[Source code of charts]
════════════════════
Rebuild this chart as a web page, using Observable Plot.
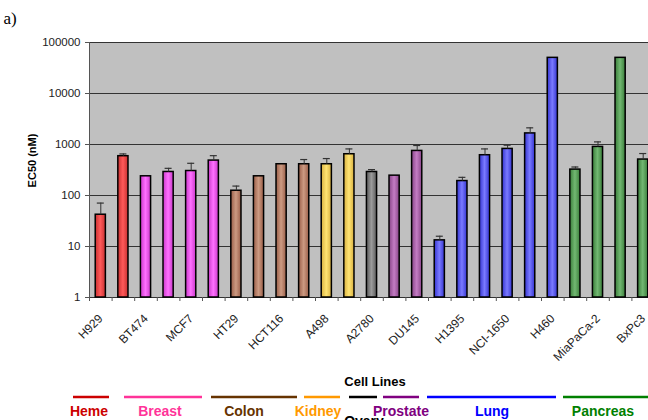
<!DOCTYPE html>
<html><head><meta charset="utf-8">
<script src="https://cdn.jsdelivr.net/npm/d3@7"></script>
<script src="https://cdn.jsdelivr.net/npm/@observablehq/plot@0.6"></script>
<style>
html,body{margin:0;padding:0;background:#fff;overflow:hidden;width:648px;height:420px;}
#chart svg{display:block;}
</style></head><body><div id="chart"></div>
<script>
// ---- data ----
const cellLines = ["H929","unlabeled-2","BT474","unlabeled-4","MCF7","unlabeled-6","HT29","unlabeled-8","HCT116","unlabeled-10","A498","unlabeled-12","A2780","unlabeled-14","DU145","unlabeled-16","H1395","unlabeled-18","NCI-1650","unlabeled-20","H460","unlabeled-22","MiaPaCa-2","unlabeled-24","BxPc3"];
const groups = ["Heme","Heme","Breast","Breast","Breast","Breast","Colon","Colon","Colon","Colon","Kidney","Kidney","Ovary","Prostate","Prostate","Lung","Lung","Lung","Lung","Lung","Lung","Pancreas","Pancreas","Pancreas","Pancreas"];
const ec50 = [42, 590, 238, 289, 302, 484, 124, 238, 410, 410, 410, 644, 289, 245, 748, 13.2, 192, 616, 819, 1650, 50000, 322, 897, 50000, 507];
const errUpper = [71, 653, null, 341, 428, 604, 153, null, null, 507, 530, 819, 322, null, 956, 15.9, 227, 819, 969, 2122, null, 362, 1125, null, 665];
const yTicks = [1, 10, 100, 1000, 10000, 100000];
const groupNames = ["Heme","Breast","Colon","Kidney","Ovary","Prostate","Lung","Pancreas"];

// ---- styles ----
const barColors = {
  Heme: ["#c83030", "#ff5a5a"],
  Breast: ["#c838c8", "#ff70ff"],
  Colon: ["#9a5e48", "#cc9a82"],
  Kidney: ["#d8b040", "#ffe472"],
  Ovary: ["#5a5a5a", "#9a9a9a"],
  Prostate: ["#884488", "#c47cc4"],
  Lung: ["#3434d0", "#7a7aff"],
  Pancreas: ["#3a7e3a", "#72b872"]
};
const groupTextColors = {Heme:"#cc0000", Breast:"#ff3399", Colon:"#663300", Kidney:"#ff9900", Ovary:"#000000", Prostate:"#800080", Lung:"#0000ff", Pancreas:"#008000"};
// legend layout (pixels): line start, line end, label centre
const legendLayout = {Heme:[73,109,89], Breast:[124,202,160], Colon:[211,297,244], Kidney:[304,340,318], Ovary:[349,377,364], Prostate:[383,419,401], Lung:[427,556,492], Pancreas:[563,660,603]};
const barHalf = 0.225, capHalf = 0.155;

// category slots on a numeric axis: slot i spans [i, i+1], bar centred in it
const data = cellLines.map((c, i) => ({cell: c, i, group: groups[i], value: ec50[i], err: errUpper[i]}));
const withErr = data.filter(d => d.err != null);
const labelTicks = data.filter(d => d.i % 2 === 0).map(d => d.i + 0.5);

const W = 648, H = 420;
const svg = Plot.plot({
  width: W, height: H,
  // the plot area runs a few pixels past the right edge of the picture, as in the reference
  marginTop: 42, marginBottom: 123, marginLeft: 89, marginRight: -6,
  style: {fontFamily: "'Liberation Sans', Arial, sans-serif", fontSize: "11px", color: "#222", background: "transparent"},
  x: {type: "linear", domain: [0, cellLines.length]},
  y: {type: "log", domain: [1, 100000]},
  marks: [
    Plot.frame({fill: "#c0c0c0", stroke: null}),
    Plot.ruleY(yTicks, {stroke: "#333", strokeWidth: 1}),
    ...groupNames.map(g => Plot.rectY(data.filter(d => d.group === g), {
      x1: d => d.i + 0.5 - barHalf, x2: d => d.i + 0.5 + barHalf, y1: 1, y2: "value",
      fill: `url(#grad-${g.toLowerCase()})`, stroke: "#000", strokeWidth: 1.5
    })),
    Plot.ruleX(withErr, {x: d => d.i + 0.5, y1: "value", y2: "err", stroke: "#333", strokeWidth: 1}),
    Plot.ruleY(withErr, {x1: d => d.i + 0.5 - capHalf, x2: d => d.i + 0.5 + capHalf, y: "err", stroke: "#333", strokeWidth: 1.2}),
    Plot.ruleX([0], {stroke: "#555"}),
    Plot.axisY({ticks: yTicks, tickFormat: d => String(d), tickSize: 4, tickPadding: 5, label: null, stroke: "#555", fontSize: 11.5}),
    Plot.axisX({ticks: d3.range(cellLines.length + 1), tickSize: 4, tickFormat: () => "", label: null, stroke: "#555"}),
    Plot.axisX({ticks: labelTicks, tickSize: 0, tickRotate: -45, tickPadding: 19, label: null, fontSize: 12,
      tickFormat: v => cellLines[Math.floor(v)]})
  ]
});

const s = d3.select(svg);
const defs = s.insert("defs", ":first-child");
for (const g of groupNames) {
  const [edge, mid] = barColors[g];
  const lg = defs.append("linearGradient").attr("id", `grad-${g.toLowerCase()}`)
    .attr("x1", "0").attr("x2", "1").attr("y1", "0").attr("y2", "0");
  lg.append("stop").attr("offset", "0").attr("stop-color", edge);
  lg.append("stop").attr("offset", "0.5").attr("stop-color", mid);
  lg.append("stop").attr("offset", "1").attr("stop-color", edge);
}

const ys = svg.scale("y");
const y0 = ys.apply(1), yTop = ys.apply(100000);

// panel letter
s.append("text").attr("x", 10).attr("y", 24).text("a)")
  .attr("font-family", "'Liberation Serif', 'Times New Roman', serif").attr("font-size", 17).attr("fill", "#000");
// y label
s.append("text").attr("transform", `translate(36,${(y0 + yTop) / 2 - 9}) rotate(-90)`)
  .attr("text-anchor", "middle").attr("font-weight", "bold").attr("font-size", 11).attr("fill", "#000")
  .text("EC50 (nM)");
// x label
s.append("text").attr("x", 375).attr("y", 386).attr("text-anchor", "middle")
  .attr("font-weight", "bold").attr("font-size", 13).attr("fill", "#000").text("Cell Lines");
// group legend
for (const g of groupNames) {
  const [a, b] = legendLayout[g];
  s.append("line").attr("x1", a).attr("x2", b).attr("y1", 397).attr("y2", 397)
    .attr("stroke", groupTextColors[g]).attr("stroke-width", 2.5);
}
for (const g of groupNames) {
  const c = legendLayout[g][2];
  const t = s.append("text").attr("x", c).attr("y", g === "Ovary" ? 426 : 416).attr("text-anchor", "middle")
    .attr("font-weight", "bold").attr("font-size", 14).attr("fill", groupTextColors[g]).text(g);
  if (g === "Ovary") t.lower(); // behind the other labels, partly below the picture edge as in the reference
}
document.getElementById("chart").appendChild(svg);
</script>
</body></html>
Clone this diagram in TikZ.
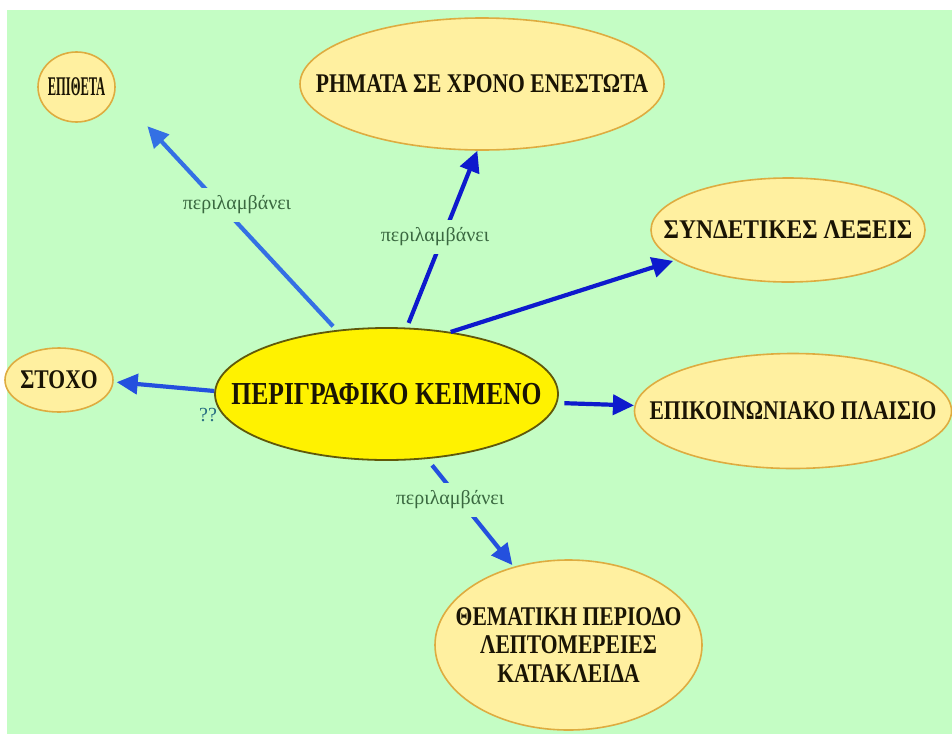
════════════════════
Pictures stay out of the copy; please restate every record above exactly.

### FINAL ANSWER
Rebuild this chart as a web page, using Observable Plot.
<!DOCTYPE html>
<html><head><meta charset="utf-8">
<script src="https://cdn.jsdelivr.net/npm/d3@7"></script>
<script src="https://cdn.jsdelivr.net/npm/@observablehq/plot@0.6"></script>
<style>
html,body{margin:0;padding:0;background:#fff;overflow:hidden;width:648px;height:420px;}
#chart svg{display:block;}
</style></head><body><div id="chart"></div>
<script>
// ---- data ----
const cellLines = ["H929","unlabeled-2","BT474","unlabeled-4","MCF7","unlabeled-6","HT29","unlabeled-8","HCT116","unlabeled-10","A498","unlabeled-12","A2780","unlabeled-14","DU145","unlabeled-16","H1395","unlabeled-18","NCI-1650","unlabeled-20","H460","unlabeled-22","MiaPaCa-2","unlabeled-24","BxPc3"];
const groups = ["Heme","Heme","Breast","Breast","Breast","Breast","Colon","Colon","Colon","Colon","Kidney","Kidney","Ovary","Prostate","Prostate","Lung","Lung","Lung","Lung","Lung","Lung","Pancreas","Pancreas","Pancreas","Pancreas"];
const ec50 = [42, 590, 238, 289, 302, 484, 124, 238, 410, 410, 410, 644, 289, 245, 748, 13.2, 192, 616, 819, 1650, 50000, 322, 897, 50000, 507];
const errUpper = [71, 653, null, 341, 428, 604, 153, null, null, 507, 530, 819, 322, null, 956, 15.9, 227, 819, 969, 2122, null, 362, 1125, null, 665];
const yTicks = [1, 10, 100, 1000, 10000, 100000];
const groupNames = ["Heme","Breast","Colon","Kidney","Ovary","Prostate","Lung","Pancreas"];

// ---- styles ----
const barColors = {
  Heme: ["#c83030", "#ff5a5a"],
  Breast: ["#c838c8", "#ff70ff"],
  Colon: ["#9a5e48", "#cc9a82"],
  Kidney: ["#d8b040", "#ffe472"],
  Ovary: ["#5a5a5a", "#9a9a9a"],
  Prostate: ["#884488", "#c47cc4"],
  Lung: ["#3434d0", "#7a7aff"],
  Pancreas: ["#3a7e3a", "#72b872"]
};
const groupTextColors = {Heme:"#cc0000", Breast:"#ff3399", Colon:"#663300", Kidney:"#ff9900", Ovary:"#000000", Prostate:"#800080", Lung:"#0000ff", Pancreas:"#008000"};
// legend layout (pixels): line start, line end, label centre
const legendLayout = {Heme:[73,109,89], Breast:[124,202,160], Colon:[211,297,244], Kidney:[304,340,318], Ovary:[349,377,364], Prostate:[383,419,401], Lung:[427,556,492], Pancreas:[563,660,603]};
const barHalf = 0.225, capHalf = 0.155;

// category slots on a numeric axis: slot i spans [i, i+1], bar centred in it
const data = cellLines.map((c, i) => ({cell: c, i, group: groups[i], value: ec50[i], err: errUpper[i]}));
const withErr = data.filter(d => d.err != null);
const labelTicks = data.filter(d => d.i % 2 === 0).map(d => d.i + 0.5);

const W = 648, H = 420;
const svg = Plot.plot({
  width: W, height: H,
  // the plot area runs a few pixels past the right edge of the picture, as in the reference
  marginTop: 42, marginBottom: 123, marginLeft: 89, marginRight: -6,
  style: {fontFamily: "'Liberation Sans', Arial, sans-serif", fontSize: "11px", color: "#222", background: "transparent"},
  x: {type: "linear", domain: [0, cellLines.length]},
  y: {type: "log", domain: [1, 100000]},
  marks: [
    Plot.frame({fill: "#c0c0c0", stroke: null}),
    Plot.ruleY(yTicks, {stroke: "#333", strokeWidth: 1}),
    ...groupNames.map(g => Plot.rectY(data.filter(d => d.group === g), {
      x1: d => d.i + 0.5 - barHalf, x2: d => d.i + 0.5 + barHalf, y1: 1, y2: "value",
      fill: `url(#grad-${g.toLowerCase()})`, stroke: "#000", strokeWidth: 1.5
    })),
    Plot.ruleX(withErr, {x: d => d.i + 0.5, y1: "value", y2: "err", stroke: "#333", strokeWidth: 1}),
    Plot.ruleY(withErr, {x1: d => d.i + 0.5 - capHalf, x2: d => d.i + 0.5 + capHalf, y: "err", stroke: "#333", strokeWidth: 1.2}),
    Plot.ruleX([0], {stroke: "#555"}),
    Plot.axisY({ticks: yTicks, tickFormat: d => String(d), tickSize: 4, tickPadding: 5, label: null, stroke: "#555", fontSize: 11.5}),
    Plot.axisX({ticks: d3.range(cellLines.length + 1), tickSize: 4, tickFormat: () => "", label: null, stroke: "#555"}),
    Plot.axisX({ticks: labelTicks, tickSize: 0, tickRotate: -45, tickPadding: 19, label: null, fontSize: 12,
      tickFormat: v => cellLines[Math.floor(v)]})
  ]
});

const s = d3.select(svg);
const defs = s.insert("defs", ":first-child");
for (const g of groupNames) {
  const [edge, mid] = barColors[g];
  const lg = defs.append("linearGradient").attr("id", `grad-${g.toLowerCase()}`)
    .attr("x1", "0").attr("x2", "1").attr("y1", "0").attr("y2", "0");
  lg.append("stop").attr("offset", "0").attr("stop-color", edge);
  lg.append("stop").attr("offset", "0.5").attr("stop-color", mid);
  lg.append("stop").attr("offset", "1").attr("stop-color", edge);
}

const ys = svg.scale("y");
const y0 = ys.apply(1), yTop = ys.apply(100000);

// panel letter
s.append("text").attr("x", 10).attr("y", 24).text("a)")
  .attr("font-family", "'Liberation Serif', 'Times New Roman', serif").attr("font-size", 17).attr("fill", "#000");
// y label
s.append("text").attr("transform", `translate(36,${(y0 + yTop) / 2 - 9}) rotate(-90)`)
  .attr("text-anchor", "middle").attr("font-weight", "bold").attr("font-size", 11).attr("fill", "#000")
  .text("EC50 (nM)");
// x label
s.append("text").attr("x", 375).attr("y", 386).attr("text-anchor", "middle")
  .attr("font-weight", "bold").attr("font-size", 13).attr("fill", "#000").text("Cell Lines");
// group legend
for (const g of groupNames) {
  const [a, b] = legendLayout[g];
  s.append("line").attr("x1", a).attr("x2", b).attr("y1", 397).attr("y2", 397)
    .attr("stroke", groupTextColors[g]).attr("stroke-width", 2.5);
}
for (const g of groupNames) {
  const c = legendLayout[g][2];
  const t = s.append("text").attr("x", c).attr("y", g === "Ovary" ? 426 : 416).attr("text-anchor", "middle")
    .attr("font-weight", "bold").attr("font-size", 14).attr("fill", groupTextColors[g]).text(g);
  if (g === "Ovary") t.lower(); // behind the other labels, partly below the picture edge as in the reference
}
document.getElementById("chart").appendChild(svg);
</script>
</body></html>
Clone this diagram in TikZ.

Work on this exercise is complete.